Do not copy the pictures; transcribe all other material exactly.

--- GIVEN MATERIAL ---
-----
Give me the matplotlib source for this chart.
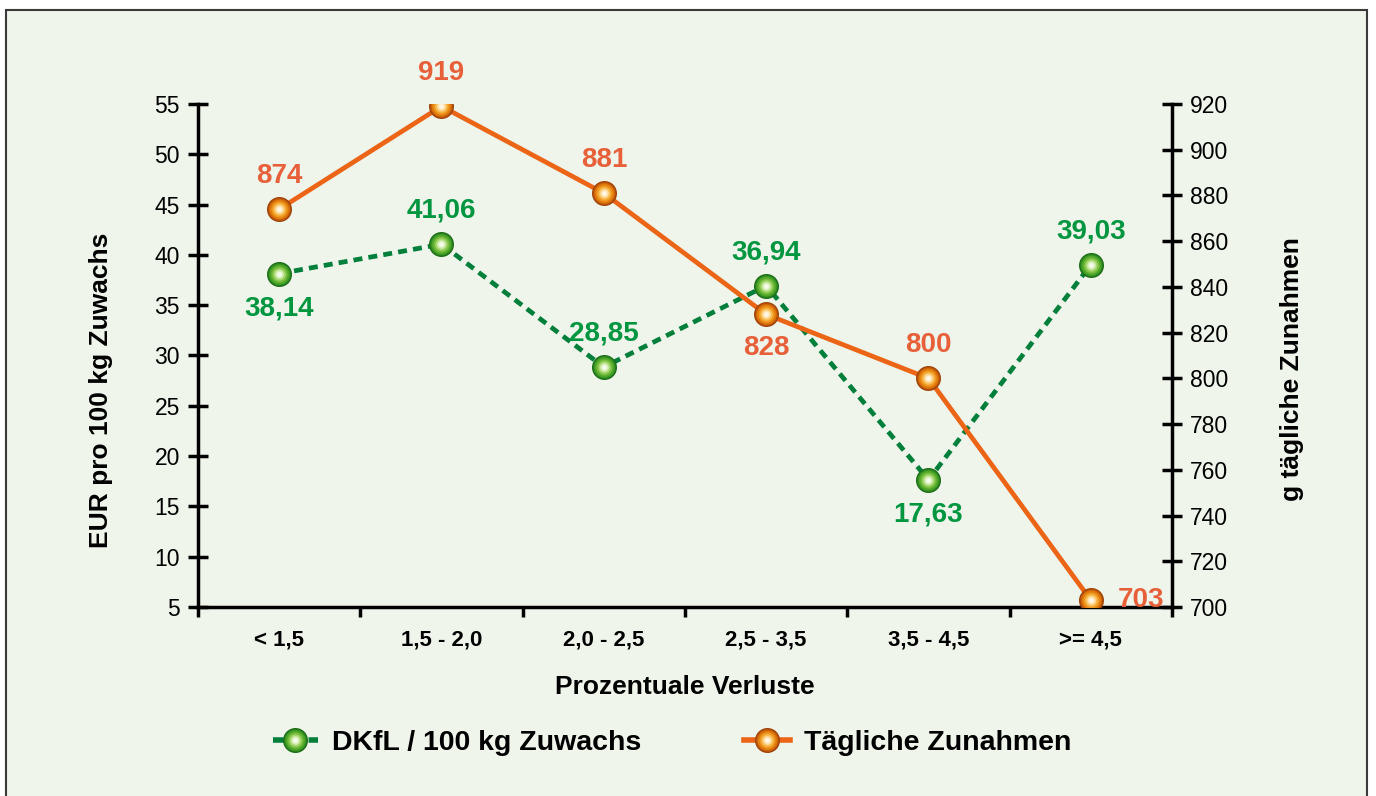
import matplotlib
matplotlib.use("Agg")
import matplotlib.pyplot as plt
from matplotlib.patches import Rectangle
from matplotlib.lines import Line2D
from matplotlib.legend_handler import HandlerTuple

plt.rcParams['font.family'] = ['Liberation Sans', 'DejaVu Sans']

categories = ["< 1,5", "1,5 - 2,0", "2,0 - 2,5", "2,5 - 3,5", "3,5 - 4,5", ">= 4,5"]
dkfl = [38.14, 41.06, 28.85, 36.94, 17.63, 39.03]
zunahmen = [874, 919, 881, 828, 800, 703]
dkfl_labels = ["38,14", "41,06", "28,85", "36,94", "17,63", "39,03"]
zun_labels = ["874", "919", "881", "828", "800", "703"]
left_ticks = list(range(5, 56, 5))
right_ticks = list(range(700, 921, 20))

GREEN = "#007F3A"
GREEN_TXT = "#00963F"
ORANGE = "#EC6517"
ORANGE_TXT = "#E8603A"
DASH = (0, (1.9, 1.3))
MS = 17

fig = plt.figure(figsize=(13.76, 7.96), dpi=100, facecolor="white")
fig.patches.append(Rectangle((6/1376, -0.02), (1367-6)/1376, 1 - 10/796 + 0.02,
                             transform=fig.transFigure, facecolor="#EFF5EB",
                             edgecolor="#3a3a3a", linewidth=1.5, zorder=-10))

ax = fig.add_axes([198/1376, 1-607/796, (1172-198)/1376, (607-104)/796])
ax.set_facecolor("none")
ax2 = ax.twinx()

x = list(range(len(categories)))

def sphere(axis, xs, ys, edge, shades, size=MS):
    axis.plot(xs, ys, linestyle="none", marker="o", markersize=size,
              markerfacecolor=shades[0], markeredgecolor=edge, markeredgewidth=1.0, zorder=5)
    n = len(shades)
    for i, c in enumerate(shades[1:], 1):
        s = size * (1 - i / (n + 0.3))
        axis.plot(xs, ys, linestyle="none", marker="o", markersize=s,
                  markerfacecolor=c, markeredgecolor="none", zorder=5 + i)

green_shades = ["#2E8F1E", "#4FA62A", "#78BE3E", "#A6D66E", "#D6EEB8", "#F4FBEA"]
orange_shades = ["#C4590A", "#E07A0C", "#F09A22", "#F8BE55", "#FCE0A8", "#FFF6E4"]

ax.plot(x, dkfl, color=GREEN, linewidth=3.4, linestyle=DASH, zorder=3)
sphere(ax, x, dkfl, "#1E6E1A", green_shades)
ax2.plot(x, zunahmen, color=ORANGE, linewidth=3.4, zorder=3)
sphere(ax2, x, zunahmen, "#A0460A", orange_shades)

ax.set_xlim(-0.5, len(categories) - 0.5)
ax.set_ylim(5, 55)
ax2.set_ylim(700, 920)
ax.set_yticks(left_ticks)
ax2.set_yticks(right_ticks)
ax.set_xticks(x)
ax.set_xticklabels(categories, fontsize=16, fontweight="bold")
ax.set_xticks([i - 0.5 for i in range(len(categories) + 1)], minor=True)
ax.tick_params(axis="x", which="major", length=0, pad=16)
ax.tick_params(axis="x", which="minor", length=7, width=2.5, direction="out")
ax.tick_params(axis="y", length=14, width=2.5, direction="inout", labelsize=16.5, pad=6)
ax2.tick_params(axis="y", length=14, width=2.5, direction="inout", labelsize=16.5, pad=6)

for a in (ax, ax2):
    a.spines["top"].set_visible(False)
    for s in ("left", "right", "bottom"):
        a.spines[s].set_linewidth(2.5)
ax.spines["right"].set_visible(False)
ax2.spines["left"].set_visible(False)
ax2.spines["bottom"].set_visible(False)

ax.set_ylabel("EUR pro 100 kg Zuwachs", fontsize=19, fontweight="bold")
ax.yaxis.set_label_coords((113 - 198) / 974, (607 - 390) / 503)
ax2.set_ylabel("g tägliche Zunahmen", fontsize=19, fontweight="bold", rotation=90)
ax2.yaxis.set_label_coords((1280 - 198) / 974, (607 - 369) / 503)
ax.set_xlabel("Prozentuale Verluste", fontsize=19, fontweight="bold", labelpad=18)

green_off = [(0, -25), (0, 24), (0, 24), (0, 24), (0, -25), (0, 24)]
orange_off = [(0, 24), (0, 24), (0, 24), (0, -24), (0, 24), (36, 0)]
for i in x:
    ax.annotate(dkfl_labels[i], (i, dkfl[i]), xytext=green_off[i], textcoords="offset points",
                ha="center", va="center", fontsize=20, fontweight="bold", color=GREEN_TXT, zorder=20)
    ax2.annotate(zun_labels[i], (i, zunahmen[i]), xytext=orange_off[i], textcoords="offset points",
                 ha="center", va="center", fontsize=20, fontweight="bold", color=ORANGE_TXT, zorder=20)

def legend_handle(line_color, ls, edge, shades):
    parts = [Line2D([], [], color=line_color, linewidth=4, linestyle=ls)]
    parts.append(Line2D([], [], linestyle="none", marker="o", markersize=MS,
                        markerfacecolor=shades[0], markeredgecolor=edge))
    for i, c in enumerate(shades[1:], 1):
        parts.append(Line2D([], [], linestyle="none", marker="o",
                            markersize=MS * (1 - i / (len(shades) + 0.3)),
                            markerfacecolor=c, markeredgecolor="none"))
    return tuple(parts)

h1 = legend_handle(GREEN, DASH, "#1E6E1A", green_shades)
h2 = legend_handle(ORANGE, "-", "#A0460A", orange_shades)
fig.legend([h1, h2], ["DKfL / 100 kg Zuwachs", "Tägliche Zunahmen"],
           handler_map={tuple: HandlerTuple(ndivide=1, pad=0)},
           loc="center", bbox_to_anchor=(672/1376, 1 - 743/796), ncol=2, frameon=False,
           prop={"size": 20.5, "weight": "bold"}, handlelength=1.6, columnspacing=3.6,
           handletextpad=0.5, numpoints=1)

fig.savefig("out.png", dpi=100, facecolor="white")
-----
--- ANSWER ---
Give me the matplotlib source for this chart.
import matplotlib
matplotlib.use("Agg")
import matplotlib.pyplot as plt
from matplotlib.patches import Rectangle
from matplotlib.lines import Line2D
from matplotlib.legend_handler import HandlerTuple

plt.rcParams['font.family'] = ['Liberation Sans', 'DejaVu Sans']

categories = ["< 1,5", "1,5 - 2,0", "2,0 - 2,5", "2,5 - 3,5", "3,5 - 4,5", ">= 4,5"]
dkfl = [38.14, 41.06, 28.85, 36.94, 17.63, 39.03]
zunahmen = [874, 919, 881, 828, 800, 703]
dkfl_labels = ["38,14", "41,06", "28,85", "36,94", "17,63", "39,03"]
zun_labels = ["874", "919", "881", "828", "800", "703"]
left_ticks = list(range(5, 56, 5))
right_ticks = list(range(700, 921, 20))

GREEN = "#007F3A"
GREEN_TXT = "#00963F"
ORANGE = "#EC6517"
ORANGE_TXT = "#E8603A"
DASH = (0, (1.9, 1.3))
MS = 17

fig = plt.figure(figsize=(13.76, 7.96), dpi=100, facecolor="white")
fig.patches.append(Rectangle((6/1376, -0.02), (1367-6)/1376, 1 - 10/796 + 0.02,
                             transform=fig.transFigure, facecolor="#EFF5EB",
                             edgecolor="#3a3a3a", linewidth=1.5, zorder=-10))

ax = fig.add_axes([198/1376, 1-607/796, (1172-198)/1376, (607-104)/796])
ax.set_facecolor("none")
ax2 = ax.twinx()

x = list(range(len(categories)))

def sphere(axis, xs, ys, edge, shades, size=MS):
    axis.plot(xs, ys, linestyle="none", marker="o", markersize=size,
              markerfacecolor=shades[0], markeredgecolor=edge, markeredgewidth=1.0, zorder=5)
    n = len(shades)
    for i, c in enumerate(shades[1:], 1):
        s = size * (1 - i / (n + 0.3))
        axis.plot(xs, ys, linestyle="none", marker="o", markersize=s,
                  markerfacecolor=c, markeredgecolor="none", zorder=5 + i)

green_shades = ["#2E8F1E", "#4FA62A", "#78BE3E", "#A6D66E", "#D6EEB8", "#F4FBEA"]
orange_shades = ["#C4590A", "#E07A0C", "#F09A22", "#F8BE55", "#FCE0A8", "#FFF6E4"]

ax.plot(x, dkfl, color=GREEN, linewidth=3.4, linestyle=DASH, zorder=3)
sphere(ax, x, dkfl, "#1E6E1A", green_shades)
ax2.plot(x, zunahmen, color=ORANGE, linewidth=3.4, zorder=3)
sphere(ax2, x, zunahmen, "#A0460A", orange_shades)

ax.set_xlim(-0.5, len(categories) - 0.5)
ax.set_ylim(5, 55)
ax2.set_ylim(700, 920)
ax.set_yticks(left_ticks)
ax2.set_yticks(right_ticks)
ax.set_xticks(x)
ax.set_xticklabels(categories, fontsize=16, fontweight="bold")
ax.set_xticks([i - 0.5 for i in range(len(categories) + 1)], minor=True)
ax.tick_params(axis="x", which="major", length=0, pad=16)
ax.tick_params(axis="x", which="minor", length=7, width=2.5, direction="out")
ax.tick_params(axis="y", length=14, width=2.5, direction="inout", labelsize=16.5, pad=6)
ax2.tick_params(axis="y", length=14, width=2.5, direction="inout", labelsize=16.5, pad=6)

for a in (ax, ax2):
    a.spines["top"].set_visible(False)
    for s in ("left", "right", "bottom"):
        a.spines[s].set_linewidth(2.5)
ax.spines["right"].set_visible(False)
ax2.spines["left"].set_visible(False)
ax2.spines["bottom"].set_visible(False)

ax.set_ylabel("EUR pro 100 kg Zuwachs", fontsize=19, fontweight="bold")
ax.yaxis.set_label_coords((113 - 198) / 974, (607 - 390) / 503)
ax2.set_ylabel("g tägliche Zunahmen", fontsize=19, fontweight="bold", rotation=90)
ax2.yaxis.set_label_coords((1280 - 198) / 974, (607 - 369) / 503)
ax.set_xlabel("Prozentuale Verluste", fontsize=19, fontweight="bold", labelpad=18)

green_off = [(0, -25), (0, 24), (0, 24), (0, 24), (0, -25), (0, 24)]
orange_off = [(0, 24), (0, 24), (0, 24), (0, -24), (0, 24), (36, 0)]
for i in x:
    ax.annotate(dkfl_labels[i], (i, dkfl[i]), xytext=green_off[i], textcoords="offset points",
                ha="center", va="center", fontsize=20, fontweight="bold", color=GREEN_TXT, zorder=20)
    ax2.annotate(zun_labels[i], (i, zunahmen[i]), xytext=orange_off[i], textcoords="offset points",
                 ha="center", va="center", fontsize=20, fontweight="bold", color=ORANGE_TXT, zorder=20)

def legend_handle(line_color, ls, edge, shades):
    parts = [Line2D([], [], color=line_color, linewidth=4, linestyle=ls)]
    parts.append(Line2D([], [], linestyle="none", marker="o", markersize=MS,
                        markerfacecolor=shades[0], markeredgecolor=edge))
    for i, c in enumerate(shades[1:], 1):
        parts.append(Line2D([], [], linestyle="none", marker="o",
                            markersize=MS * (1 - i / (len(shades) + 0.3)),
                            markerfacecolor=c, markeredgecolor="none"))
    return tuple(parts)

h1 = legend_handle(GREEN, DASH, "#1E6E1A", green_shades)
h2 = legend_handle(ORANGE, "-", "#A0460A", orange_shades)
fig.legend([h1, h2], ["DKfL / 100 kg Zuwachs", "Tägliche Zunahmen"],
           handler_map={tuple: HandlerTuple(ndivide=1, pad=0)},
           loc="center", bbox_to_anchor=(672/1376, 1 - 743/796), ncol=2, frameon=False,
           prop={"size": 20.5, "weight": "bold"}, handlelength=1.6, columnspacing=3.6,
           handletextpad=0.5, numpoints=1)

fig.savefig("out.png", dpi=100, facecolor="white")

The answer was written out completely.